Alexander, elected in 2020, refused an interview after the meeting.

Her proposal had drawn statewide attention, including from California Attorney General Rob Bonta, who sent the council a warning that any move to restrict reproductive choice would be a violation of state law and would be met with legal action.

But during Tuesday's meeting, Rahn said Alexander's verbal suggestion to declare the city a "sanctuary for the unborn" did not include any mention of banning abortions, and he criticized Bonta and the media for calling the idea an "abortion ban."

Dan Eaton, legal analyst and attorney with the law firm Seltzer Caplan McMahon Vitek, told KPBS that without a written resolution, he can't determine if there's a conflict with any law.

"All we have are the comments of council member Alexander about the general desire to make Temecula a safe for the unborn," Eaton said. "What does it mean exactly to make Temecula safe for the unborn, particularly when you are presumably contrasting it with other jurisdictions that the council member thinks are unsafe for the unborn ... We really will have to look at the particular proposal if it ever gets to that point."   

And if it did get to that point, Rahn also had concerns about Alexander's position as director of Birth Choice, a crisis pregnancy center in Temecula.

"It's not that I see a conflict of interest," Rahn said. "It's that there may be a conflict of interest. I am not the authority (on) whether there is one."

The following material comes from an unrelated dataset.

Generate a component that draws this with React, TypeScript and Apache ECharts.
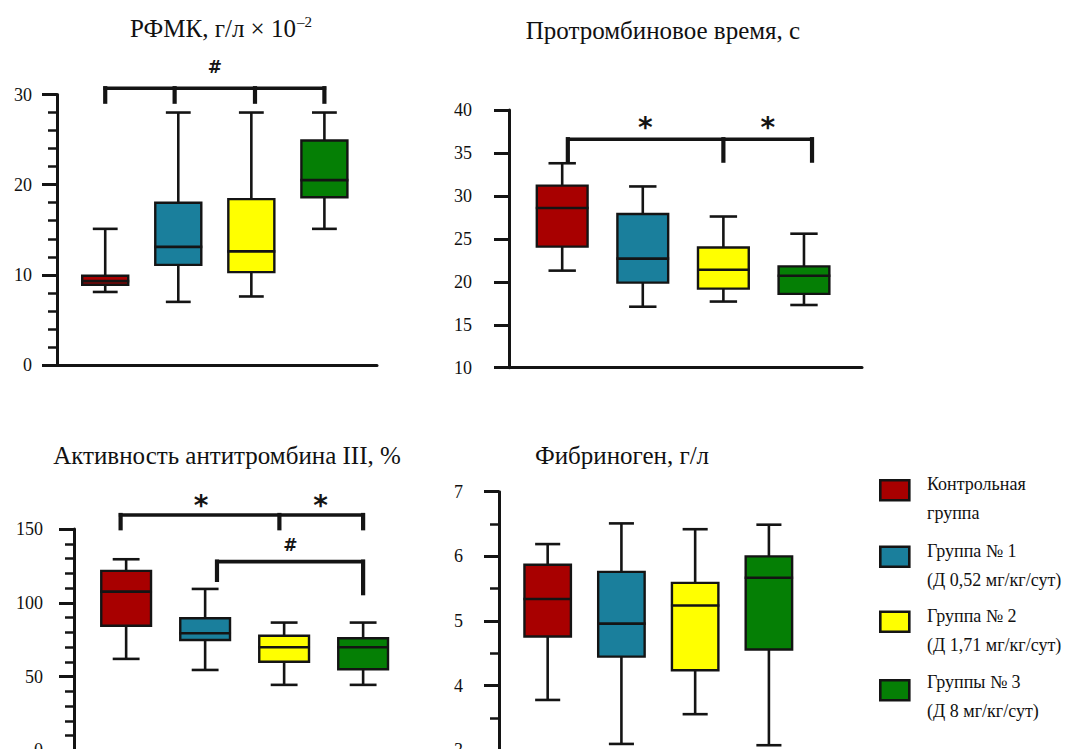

Rahn said any questions of conflict would have to be referred to the state's Fair Political Practices Commission.

"It was a complete circus with a show. It does not represent our city at all."
Brandie Kekoa, Temecula resident

Eaton said there probably would not be a conflict with "a general proposal that could have some broad effect on the industry in which she works ... but if there's some financial benefit to her employer that raises a different issue."

For Temecula resident and business owner Brandie Kekoa, it’s less about the legalities and more about the city being turned into a spectacle.

"It was a complete circus with a show. It does not represent our city at all," she said.

Kekoa said she was disappointed that Rahn called out the media and the state attorney general about their response to the proposal, but didn’t call out the resolution itself.

"Nothing surprises me anymore, nothing surprises me," she said. "They dip and they dodge, they try to place blame, and I just, I hope best for our city, I hope we can do better than this."

Rahn, who is running for state assembly, also hopes for better.

"We have a lot of work to do a community. We have had a very challenging several years — in our city, in our state and in our nation and even globally — and we are being asked to deal with things that individually are challenging at best," he said. "What happens next is our community does need to heal."